1. The idea that Hoover was a liquidationist comes not from Hoover, but from Hoover's aides, many of whom urged Hoover to allow the market to self-correct. In his memoirs, Hoover brags about how he ignored them and ran up the deficit anyway. Hacks like DeLong and Krugman like to quote the people around Hoover to imply that Hoover acted the same way. Hoover was a proud Progressive, a hyperinterventionist, and at every level of government service he attempted to meddle in the economy. Hoover ran the largest deficit in American history up to that point. FDR actually campaigned against Hoover's deficits, claiming that Hoover's administration was out of control.
Here are 21 Hoover interventions that helped turn the depression of 1929-1930 into The Great Depression. I urge you to click the link in the previous sentence if you are under the impression that Hoover was a do-nothing President.
2. The second sticking point in the Keynesian story is that the economy was turning around by 1937. This might be true. It might not be true. But is that really a great story? Compare that with the Depression of 1920-1921. In 1920, the economy contracted at a sharper rate than in late 1929-1930. President Harding slashed federal spending and the economy fully recovered in less than two years. That doesn't fit very well with the Keynesian story. How did America avoid a Great Depression in 1920 without increasing the deficit, if the The Great Depression was caused by not increasing the deficit? That doesn't make a whole lot of sense. Bad economics does not make sense.

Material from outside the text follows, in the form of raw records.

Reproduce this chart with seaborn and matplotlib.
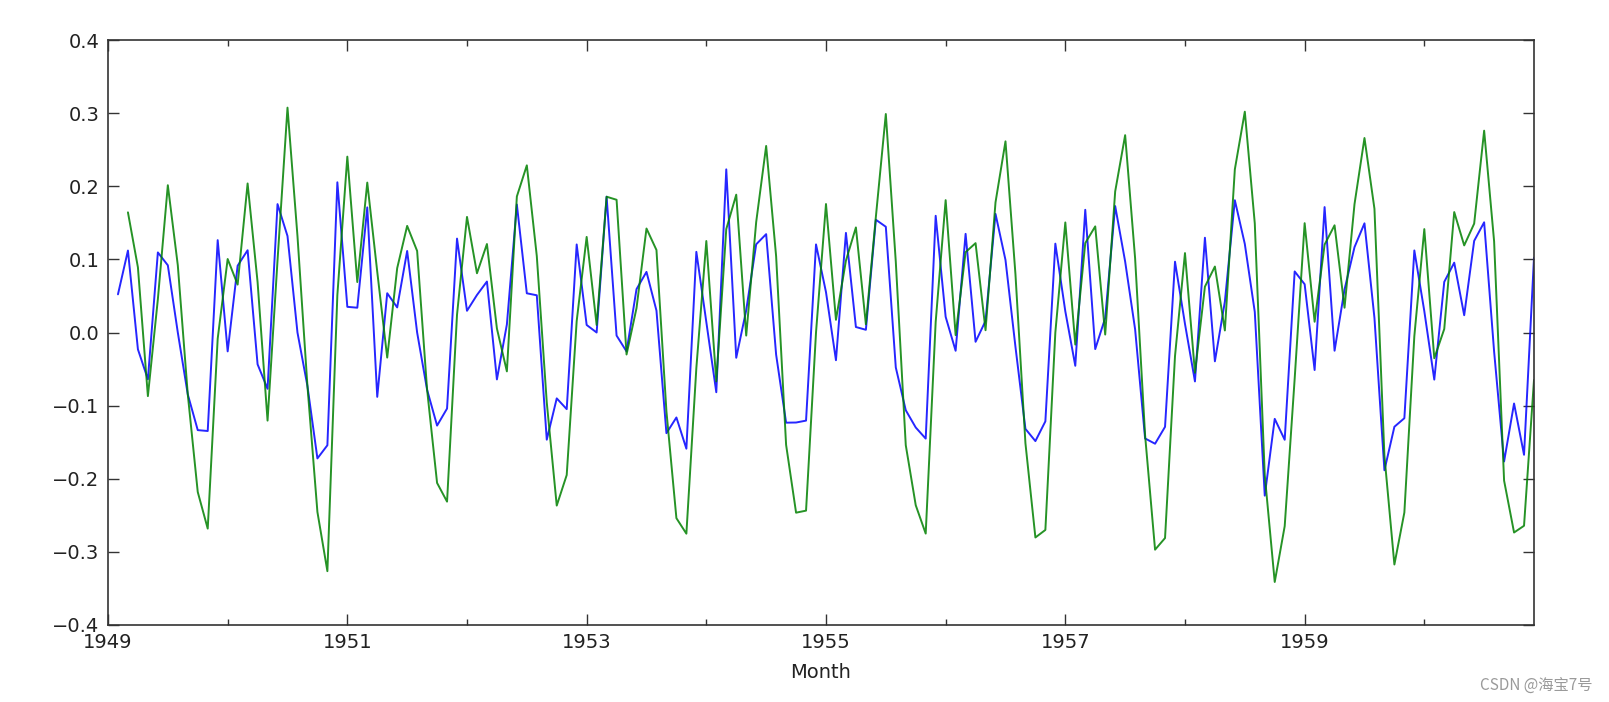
import numpy as np
import pandas as pd
import matplotlib
matplotlib.use("Agg")
import matplotlib.pyplot as plt
import seaborn as sns

# log first difference (blue), Feb 1949 .. Dec 1960
blue_vals = [
    0.0522, 0.1121, -0.0230, -0.0640, 0.1095, 0.0919, 0.0, -0.0846, -0.1335, -0.1347, 0.1263,
    -0.0258, 0.0913, 0.1125, -0.0435, -0.0770, 0.1756, 0.1319, 0.0, -0.0732, -0.1722, -0.1542, 0.2054,
    0.0351, 0.0339, 0.1711, -0.0880, 0.0537, 0.0343, 0.1115, 0.0, -0.0784, -0.1273, -0.1040, 0.1284,
    0.0297, 0.0513, 0.0697, -0.0642, 0.0110, 0.1750, 0.0536, 0.0509, -0.1466, -0.0901, -0.1048, 0.1204,
    0.0103, 0.0, 0.1857, -0.0042, -0.0259, 0.0593, 0.0829, 0.0299, -0.1377, -0.1162, -0.1589, 0.1103,
    0.0148, -0.0817, 0.2231, -0.0346, 0.0304, 0.1206, 0.1345, -0.0303, -0.1233, -0.1231, -0.1205, 0.1205,
    0.0552, -0.0379, 0.1362, 0.0075, 0.0037, 0.1542, 0.1446, -0.0478, -0.1063, -0.1299, -0.1451, 0.1596,
    0.0214, -0.0250, 0.1349, -0.0127, 0.0158, 0.1622, 0.0992, -0.0196, -0.1318, -0.1485, -0.1215, 0.1215,
    0.0290, -0.0455, 0.1678, -0.0227, 0.0199, 0.1729, 0.0970, 0.0043, -0.1449, -0.1521, -0.1290, 0.0968,
    0.0118, -0.0669, 0.1296, -0.0394, 0.0422, 0.1809, 0.1211, 0.0281, -0.2231, -0.1181, -0.1467, 0.0835,
    0.0660, -0.0513, 0.1715, -0.0249, 0.0588, 0.1167, 0.1493, 0.0199, -0.1884, -0.1289, -0.1172, 0.1122,
    0.0292, -0.0644, 0.0692, 0.0955, 0.0236, 0.1253, 0.1507, -0.0261, -0.1764, -0.0971, -0.1672, 0.1023,
]

# two-month log difference (green), Mar 1949 .. Dec 1960
green_vals = [
    0.1643, 0.0891, -0.0870, 0.0455, 0.2014, 0.0919, -0.0846, -0.2181, -0.2682, -0.0084,
    0.1005, 0.0655, 0.2038, 0.0690, -0.1205, 0.0986, 0.3075, 0.1319, -0.0732, -0.2454, -0.3264, 0.0512,
    0.2405, 0.0690, 0.2050, 0.0831, -0.0343, 0.0880, 0.1458, 0.1115, -0.0784, -0.2057, -0.2313, 0.0244,
    0.1581, 0.0810, 0.1210, 0.0055, -0.0532, 0.1860, 0.2286, 0.1045, -0.0957, -0.2367, -0.1949, 0.0156,
    0.1307, 0.0103, 0.1857, 0.1815, -0.0301, 0.0334, 0.1422, 0.1128, -0.1078, -0.2539, -0.2751, -0.0486,
    0.1251, -0.0669, 0.1414, 0.1885, -0.0042, 0.1510, 0.2551, 0.1042, -0.1536, -0.2464, -0.2436, 0.0000,
    0.1757, 0.0173, 0.0983, 0.1437, 0.0112, 0.1579, 0.2988, 0.0968, -0.1541, -0.2362, -0.2750, 0.0145,
    0.1810, -0.0036, 0.1099, 0.1222, 0.0031, 0.1780, 0.2614, 0.0796, -0.1514, -0.2803, -0.2700, 0.0000,
    0.1505, -0.0165, 0.1223, 0.1451, -0.0028, 0.1928, 0.2699, 0.1013, -0.1406, -0.2970, -0.2811, -0.0322,
    0.1086, -0.0551, 0.0627, 0.0902, 0.0028, 0.2231, 0.3020, 0.1492, -0.1950, -0.3412, -0.2648, -0.0632,
    0.1495, 0.0147, 0.1202, 0.1466, 0.0339, 0.1755, 0.2660, 0.1692, -0.1685, -0.3173, -0.2461, -0.0050,
    0.1414, -0.0352, 0.0048, 0.1647, 0.1191, 0.1489, 0.2760, 0.1246, -0.2025, -0.2735, -0.2643, -0.0649,
]

blue_months = pd.period_range("1949-02", "1960-12", freq="M")
green_months = pd.period_range("1949-03", "1960-12", freq="M")
xtick_years = [1949, 1951, 1953, 1955, 1957, 1959]
minor_years = [1950, 1952, 1954, 1956, 1958, 1960]
ytick_vals = [-0.4, -0.3, -0.2, -0.1, 0.0, 0.1, 0.2, 0.3, 0.4]


def frac_year(periods):
    return np.array([p.year + (p.month - 1) / 12.0 for p in periods])


blue_df = pd.DataFrame({"Month": frac_year(blue_months), "value": blue_vals})
green_df = pd.DataFrame({"Month": frac_year(green_months), "value": green_vals})

sns.set_theme(style="white")
plt.rcParams["font.family"] = ["DejaVu Sans"]

fig = plt.figure(figsize=(16.09, 7.02), dpi=100)
ax = fig.add_axes([108 / 1609, 1 - 625 / 702, (1534 - 108) / 1609, (625 - 40) / 702])

sns.lineplot(data=blue_df, x="Month", y="value", ax=ax, color=(0, 0, 1), linewidth=1.4, alpha=0.85)
sns.lineplot(data=green_df, x="Month", y="value", ax=ax, color=(0, 0.5, 0), linewidth=1.4, alpha=0.85)

ax.set_xlim(1949, 1949 + 143 / 12.0)
ax.set_ylim(-0.4, 0.4)
ax.set_xticks(xtick_years)
ax.set_xticklabels([str(y) for y in xtick_years])
ax.set_xticks(minor_years, minor=True)
ax.set_yticks(ytick_vals)
ax.set_yticklabels([f"{v:.1f}".replace("-", "\u2212") for v in ytick_vals])

for s in ax.spines.values():
    s.set_visible(True)
    s.set_color("#333333")
    s.set_linewidth(1.2)

ax.tick_params(axis="both", which="major", direction="in", length=8, width=1,
               color="#333333", labelsize=14, labelcolor="#222222",
               top=True, right=True, bottom=True, left=True, pad=6)
ax.tick_params(axis="x", which="minor", direction="in", length=4, width=1,
               color="#333333", top=True, bottom=True)
ax.set_ylabel("")
ax.set_xlabel("Month", fontsize=14, color="#222222", labelpad=8)

fig.text(1593 / 1609, 1 - 685 / 702, "CSDN @海宝7号", ha="right", va="center",
         fontsize=11, color="#9a9a9a", family=["Noto Sans CJK SC", "DejaVu Sans"])

fig.savefig("out.png", dpi=100)
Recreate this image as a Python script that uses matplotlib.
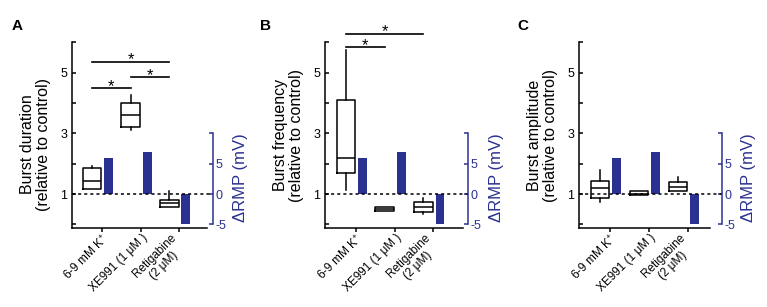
import numpy as np
import matplotlib
matplotlib.use('Agg')
import matplotlib.pyplot as plt
import matplotlib.transforms as mtransforms

plt.rcParams['font.family'] = ['Liberation Sans', 'DejaVu Sans']
plt.rcParams['mathtext.fontset'] = 'custom'
plt.rcParams['mathtext.rm'] = 'Liberation Sans'

# categories and delta RMP bars (mV)
categories = ['6-9 mM K$^{\\mathrm{+}}$', 'XE991 (1 μM )', 'Retigabine\n(2 μM)']
dRMP = [6, 7, -5]

# box summaries: whislo, q1, med, q3, whishi (relative to control)
dur_stats  = [(1.15, 1.15, 1.44, 1.87, 1.93), (3.11, 3.20, 3.61, 3.99, 4.27), (0.58, 0.58, 0.69, 0.80, 1.10)]
freq_stats = [(1.13, 1.70, 2.18, 4.11, 5.73), (0.44, 0.44, 0.50, 0.56, 0.56), (0.34, 0.41, 0.56, 0.73, 0.86)]
amp_stats  = [(0.75, 0.86, 1.19, 1.43, 1.79), (0.97, 0.97, 1.00, 1.09, 1.09), (1.09, 1.09, 1.24, 1.40, 1.57)]

# significance: (group i, group j, height)
dur_sig  = [(0, 2, 5.36), (1, 2, 4.85), (0, 1, 4.49)]
freq_sig = [(0, 2, 6.28), (0, 1, 5.84)]
amp_sig  = []

blue = '#2b3190'
W, H = 767, 307
fig = plt.figure(figsize=(W/100, H/100), dpi=100)

ybot = -0.11
box_off, bar_off = -0.26, 0.17


def panel(left_px, xlim, spacing, out_px, stats, sigs, ylabel, ylab_y, letter, letter_x, rlab_dx):
	width_px = (xlim[1] - xlim[0]) * spacing
	ax = fig.add_axes([left_px/W, (H-227.7)/H, width_px/W, 185.4/H])
	x = np.arange(1, 4)

	bstats = [dict(whislo=s[0], q1=s[1], med=s[2], q3=s[3], whishi=s[4]) for s in stats]
	lp = dict(color='k', linewidth=1.1)
	ax.bxp(bstats, positions=x + box_off, widths=0.48, showfliers=False, showcaps=False,
		   boxprops=lp, medianprops=lp, whiskerprops=lp, manage_ticks=False)

	ax.set_xlim(*xlim)
	ax.set_ylim(ybot, 6)
	ax.set_xticks(x)
	ax.set_xticklabels([])
	ax.set_yticks(range(7))
	ax.set_yticklabels(['', '1', '', '3', '', '5', ''])
	ax.tick_params(axis='y', direction='in', length=3, width=1.1, labelsize=9, pad=3)
	ax.tick_params(axis='x', direction='out', length=3, width=1.1)
	for s in ['top', 'right']:
		ax.spines[s].set_visible(False)
	for s in ['left', 'bottom']:
		ax.spines[s].set_linewidth(1.1)

	ax.set_ylabel(ylabel, fontsize=11.5, linespacing=1.05)
	ax.yaxis.set_label_coords(-21.0/width_px, ylab_y)

	# category labels
	off = mtransforms.ScaledTranslation(6.5/72, -3/72, fig.dpi_scale_trans)
	tr = mtransforms.blended_transform_factory(ax.transData, ax.transAxes) + off
	for xi, lab in zip(x, categories):
		ax.text(xi, 0, lab, transform=tr, rotation=45, ha='right', va='top',
				multialignment='center', fontsize=8.5)

	# significance bars
	for i, j, y in sigs:
		x0, x1 = i + 1 + box_off, j + 1 + box_off
		ax.plot([x0, x1], [y, y], color='k', lw=1.2, clip_on=False)
		ax.annotate('*', xy=((x0 + x1)/2, y), xytext=(0, -2), textcoords='offset points',
					ha='center', va='baseline', fontsize=12, annotation_clip=False)

	# delta RMP on twin axis
	ax2 = ax.twinx()
	ax2.bar(x + bar_off, dRMP, width=0.23, color=blue)
	ax2.set_ylim((ybot - 1)*5, 25)
	for s in ['top', 'left', 'bottom']:
		ax2.spines[s].set_visible(False)
	ax2.spines['right'].set_position(('outward', out_px*0.72))
	ax2.spines['right'].set_bounds(-5, 10)
	ax2.spines['right'].set_color(blue)
	ax2.spines['right'].set_linewidth(1.1)
	ax2.set_yticks([-5, 0, 5, 10])
	ax2.set_yticklabels(['-5', '0', '5', ''])
	ax2.tick_params(axis='y', direction='in', length=3, width=1.1, colors=blue, labelsize=9, pad=2)
	ax2.set_ylabel('ΔRMP (mV)', fontsize=12, color=blue)
	ax2.yaxis.set_label_coords(1 + rlab_dx/width_px, 0.27)

	ax2.plot([0, 1 + out_px/width_px], [0, 0], transform=ax2.get_yaxis_transform(),
			 ls=(0, (2, 2)), color='k', lw=1.1, clip_on=False)

	fig.text(letter_x/W, 1 - 30/H, letter, fontsize=11, fontweight='bold', va='baseline')


panel(71.7, (0.22, 3.72), 38.7, 6, dur_stats, dur_sig,
	  'Burst duration\n(relative to control)', 0.45, 'A', 12, 26)
panel(324.5, (0.19, 3.76), 38.75, 5, freq_stats, freq_sig,
	  'Burst frequency\n(relative to control)', 0.5, 'B', 260, 26)
panel(578.5, (0.19, 3.56), 39.0, 12, amp_stats, amp_sig,
	  'Burst amplitude\n(relative to control)', 0.5, 'C', 517, 31)

fig.savefig('out.png', dpi=100)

3. I'm too bored to discuss the ridiculous idea that human slaughter is good for an economy. You are taking the Broken Window Fallacy and extrapolating it into the Broken Country Fallacy to believe such nonsense. Like I said, bad economics does not make sense.
4. That brings us to "sticky wages." If I take money from Paul to pay Peter to dig a ditch, Peter no longer has a sticky wage problem. But what happened to Paul? And what happens to the value of all wages when you engage in public works projects? All wages, in the long run, will lose their purchasing power as the value of the dollar plummets. This is why FDR had to take America off the gold standard, by confiscating private gold holdings in 1933, and then resetting the standard at $35. (That's right, an American President stole his citizens' private gold holdings and yet historians hail him as a hero. Strange.) Everyone's standard of living went down. That's what hapens when you rob Paul to employ Peter. Say it again, bad economics does not make sense.
Can you tell that Keynesianism bores me? It's like studying witch craft. It's exciting for the first few minutes, but then you realize the whole thing is kinda silly and the witch doctor takes his practice a little too seriously. It stops being cute.
Which brings us back full circle. Do you understand now why Keynesians like DeLong believe we should be running huge deficits, that Obama is not doing enough, and why they hate the current Republican obstructionism? Do you get why Ron Paul and libertarians, particularly free market supporters like our friends at Mises and Cafe Hayek, consistently draw their most hateful venom?
I get it. I've had enough of Keynesianism.